** begin INFORMATION SHOWN **
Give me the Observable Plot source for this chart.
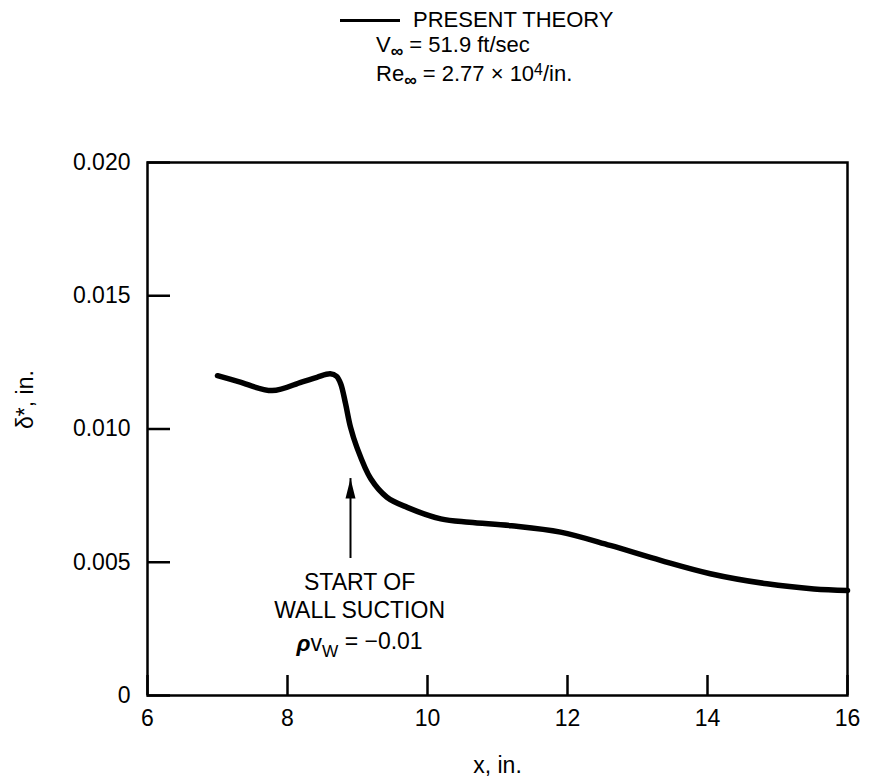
<!DOCTYPE html>
<html>
<head>
<meta charset="utf-8">
<script src="https://cdn.jsdelivr.net/npm/d3@7"></script>
<script src="https://cdn.jsdelivr.net/npm/@observablehq/plot@0.6"></script>
<style>
  body { margin: 0; background: #fff; font-family: "Liberation Sans", Arial, sans-serif; color: #000; }
  #head { position: relative; width: 871px; height: 140px; }
  #head .t { position: absolute; font-size: 22px; line-height: 22px; white-space: nowrap; }
  #head .line { position: absolute; left: 340px; top: 19px; width: 60px; border-top: 3px solid #000; }
  .sub { font-size: 0.8em; position: relative; top: 0.3em; font-weight: bold; }
  .sup { font-size: 0.72em; position: relative; top: -0.4em; }
</style>
</head>
<body>
<div id="head">
  <div class="line"></div>
  <div class="t" style="left:413px; top:9px;">PRESENT THEORY</div>
  <div class="t" style="left:376px; top:34px;">V<span class="sub">∞</span> = 51.9 ft/sec</div>
  <div class="t" style="left:376px; top:63px;">Re<span class="sub">∞</span> = 2.77 × 10<span class="sup">4</span>/in.</div>
</div>
<div id="chart"></div>
<script>
// Curve: present theory, displacement thickness vs x
const xValues = [7.0, 7.3, 7.78, 8.2, 8.42, 8.61, 8.7, 8.76, 8.83, 8.9, 8.99, 9.19, 9.42, 9.71, 10.19, 10.6, 11.2, 11.9, 12.61, 13.33, 14.04, 14.85, 15.52, 16.0];
const deltaValues = [0.0120, 0.01178, 0.01144, 0.01176, 0.01194, 0.01207, 0.01198, 0.01170, 0.01094, 0.01007, 0.00932, 0.00813, 0.00744, 0.00706, 0.00663, 0.00650, 0.00637, 0.00613, 0.00563, 0.00507, 0.00457, 0.00419, 0.00400, 0.00394];

const xTicks = [6, 8, 10, 12, 14, 16];
const yTicks = [0, 0.005, 0.010, 0.015, 0.020];
const yTickLabels = ["0", "0.005", "0.010", "0.015", "0.020"];

// Annotation: start of wall suction
const arrowX = [8.9];
const arrowFrom = [0.00514];
const arrowTo = [0.00814];
const noteLines = ["START OF", "WALL SUCTION", "ρvW = −0.01"];
const noteX = [9.03, 9.03, 9.03];
const noteY = [0.00424, 0.00319, 0.00195];

const xLabel = "x, in.";
const yLabel = "δ*, in.";

const curve = xValues.map((x, i) => ({x, y: deltaValues[i]}));
const notes = noteLines.map((t, i) => ({t, x: noteX[i], y: noteY[i]}));
const arrows = arrowX.map((x, i) => ({x, y1: arrowFrom[i], y2: arrowTo[i]}));

const W = 871, H = 644, mL = 147, mR = 24, mT = 22, mB = 89;

const headSymbol = {
  draw(ctx) {
    ctx.moveTo(0, 0);
    ctx.lineTo(5, 20);
    ctx.lineTo(-5, 20);
    ctx.closePath();
  }
};

const chart = Plot.plot({
  width: W,
  height: H,
  marginLeft: mL,
  marginRight: mR,
  marginTop: mT,
  marginBottom: mB,
  style: {fontFamily: "Liberation Sans, Arial, sans-serif", fontSize: "23px", color: "#000", background: "#fff"},
  x: {domain: [6, 16], ticks: xTicks, tickSize: 0, tickPadding: 14, label: null},
  y: {domain: [0, 0.020], ticks: yTicks, tickSize: 0, tickPadding: 17, label: null,
      tickFormat: d => yTickLabels[yTicks.findIndex(v => Math.abs(v - d) < 1e-9)]},
  marks: [
    Plot.tickY(yTicks, {y: d => d, stroke: "#000", strokeWidth: 2.5, insetRight: W - mL - mR - 23}),
    Plot.tickX(xTicks, {x: d => d, stroke: "#000", strokeWidth: 2.5, insetTop: H - mT - mB - 20}),
    Plot.frame({stroke: "#000", strokeWidth: 2.5}),
    Plot.line(curve, {x: "x", y: "y", stroke: "#000", strokeWidth: 5.5, curve: "catmull-rom", strokeLinecap: "round", strokeLinejoin: "round"}),
    Plot.ruleX(arrows, {x: "x", y1: "y1", y2: "y2", stroke: "#000", strokeWidth: 2}),
    Plot.dot(arrows, {x: "x", y: "y2", symbol: headSymbol, fill: "#000", stroke: null, r: 5}),
    Plot.text(notes, {x: "x", y: "y", text: "t", fill: "#000", textAnchor: "middle", fontSize: 23}),
    Plot.text([xLabel], {frameAnchor: "bottom", dy: 77, fill: "#000", fontSize: 23}),
    Plot.text([yLabel], {frameAnchor: "left", dx: -122, rotate: -90, fill: "#000", fontSize: 23})
  ]
});

// subscript W in the suction annotation
d3.select(chart).selectAll("text").each(function() {
  if (this.textContent === "ρvW = −0.01" && this.children.length === 0) {
    const t = d3.select(this);
    t.text(null);
    t.append("tspan").attr("font-weight", "bold").attr("font-style", "italic").text("ρ");
    t.append("tspan").text("v");
    t.append("tspan").attr("font-size", "0.75em").attr("dy", "0.35em").text("W");
    t.append("tspan").attr("dy", "-0.35em").text(" = −0.01");
  }
});

document.getElementById("chart").appendChild(chart);
</script>
</body>
</html>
** end INFORMATION SHOWN **
**REQUEST**
Write out again every line above exactly as given; the pictures do not belong in the copy.

**TASK OUTPUT**
Give me the Observable Plot source for this chart.
<!DOCTYPE html>
<html>
<head>
<meta charset="utf-8">
<script src="https://cdn.jsdelivr.net/npm/d3@7"></script>
<script src="https://cdn.jsdelivr.net/npm/@observablehq/plot@0.6"></script>
<style>
  body { margin: 0; background: #fff; font-family: "Liberation Sans", Arial, sans-serif; color: #000; }
  #head { position: relative; width: 871px; height: 140px; }
  #head .t { position: absolute; font-size: 22px; line-height: 22px; white-space: nowrap; }
  #head .line { position: absolute; left: 340px; top: 19px; width: 60px; border-top: 3px solid #000; }
  .sub { font-size: 0.8em; position: relative; top: 0.3em; font-weight: bold; }
  .sup { font-size: 0.72em; position: relative; top: -0.4em; }
</style>
</head>
<body>
<div id="head">
  <div class="line"></div>
  <div class="t" style="left:413px; top:9px;">PRESENT THEORY</div>
  <div class="t" style="left:376px; top:34px;">V<span class="sub">∞</span> = 51.9 ft/sec</div>
  <div class="t" style="left:376px; top:63px;">Re<span class="sub">∞</span> = 2.77 × 10<span class="sup">4</span>/in.</div>
</div>
<div id="chart"></div>
<script>
// Curve: present theory, displacement thickness vs x
const xValues = [7.0, 7.3, 7.78, 8.2, 8.42, 8.61, 8.7, 8.76, 8.83, 8.9, 8.99, 9.19, 9.42, 9.71, 10.19, 10.6, 11.2, 11.9, 12.61, 13.33, 14.04, 14.85, 15.52, 16.0];
const deltaValues = [0.0120, 0.01178, 0.01144, 0.01176, 0.01194, 0.01207, 0.01198, 0.01170, 0.01094, 0.01007, 0.00932, 0.00813, 0.00744, 0.00706, 0.00663, 0.00650, 0.00637, 0.00613, 0.00563, 0.00507, 0.00457, 0.00419, 0.00400, 0.00394];

const xTicks = [6, 8, 10, 12, 14, 16];
const yTicks = [0, 0.005, 0.010, 0.015, 0.020];
const yTickLabels = ["0", "0.005", "0.010", "0.015", "0.020"];

// Annotation: start of wall suction
const arrowX = [8.9];
const arrowFrom = [0.00514];
const arrowTo = [0.00814];
const noteLines = ["START OF", "WALL SUCTION", "ρvW = −0.01"];
const noteX = [9.03, 9.03, 9.03];
const noteY = [0.00424, 0.00319, 0.00195];

const xLabel = "x, in.";
const yLabel = "δ*, in.";

const curve = xValues.map((x, i) => ({x, y: deltaValues[i]}));
const notes = noteLines.map((t, i) => ({t, x: noteX[i], y: noteY[i]}));
const arrows = arrowX.map((x, i) => ({x, y1: arrowFrom[i], y2: arrowTo[i]}));

const W = 871, H = 644, mL = 147, mR = 24, mT = 22, mB = 89;

const headSymbol = {
  draw(ctx) {
    ctx.moveTo(0, 0);
    ctx.lineTo(5, 20);
    ctx.lineTo(-5, 20);
    ctx.closePath();
  }
};

const chart = Plot.plot({
  width: W,
  height: H,
  marginLeft: mL,
  marginRight: mR,
  marginTop: mT,
  marginBottom: mB,
  style: {fontFamily: "Liberation Sans, Arial, sans-serif", fontSize: "23px", color: "#000", background: "#fff"},
  x: {domain: [6, 16], ticks: xTicks, tickSize: 0, tickPadding: 14, label: null},
  y: {domain: [0, 0.020], ticks: yTicks, tickSize: 0, tickPadding: 17, label: null,
      tickFormat: d => yTickLabels[yTicks.findIndex(v => Math.abs(v - d) < 1e-9)]},
  marks: [
    Plot.tickY(yTicks, {y: d => d, stroke: "#000", strokeWidth: 2.5, insetRight: W - mL - mR - 23}),
    Plot.tickX(xTicks, {x: d => d, stroke: "#000", strokeWidth: 2.5, insetTop: H - mT - mB - 20}),
    Plot.frame({stroke: "#000", strokeWidth: 2.5}),
    Plot.line(curve, {x: "x", y: "y", stroke: "#000", strokeWidth: 5.5, curve: "catmull-rom", strokeLinecap: "round", strokeLinejoin: "round"}),
    Plot.ruleX(arrows, {x: "x", y1: "y1", y2: "y2", stroke: "#000", strokeWidth: 2}),
    Plot.dot(arrows, {x: "x", y: "y2", symbol: headSymbol, fill: "#000", stroke: null, r: 5}),
    Plot.text(notes, {x: "x", y: "y", text: "t", fill: "#000", textAnchor: "middle", fontSize: 23}),
    Plot.text([xLabel], {frameAnchor: "bottom", dy: 77, fill: "#000", fontSize: 23}),
    Plot.text([yLabel], {frameAnchor: "left", dx: -122, rotate: -90, fill: "#000", fontSize: 23})
  ]
});

// subscript W in the suction annotation
d3.select(chart).selectAll("text").each(function() {
  if (this.textContent === "ρvW = −0.01" && this.children.length === 0) {
    const t = d3.select(this);
    t.text(null);
    t.append("tspan").attr("font-weight", "bold").attr("font-style", "italic").text("ρ");
    t.append("tspan").text("v");
    t.append("tspan").attr("font-size", "0.75em").attr("dy", "0.35em").text("W");
    t.append("tspan").attr("dy", "-0.35em").text(" = −0.01");
  }
});

document.getElementById("chart").appendChild(chart);
</script>
</body>
</html>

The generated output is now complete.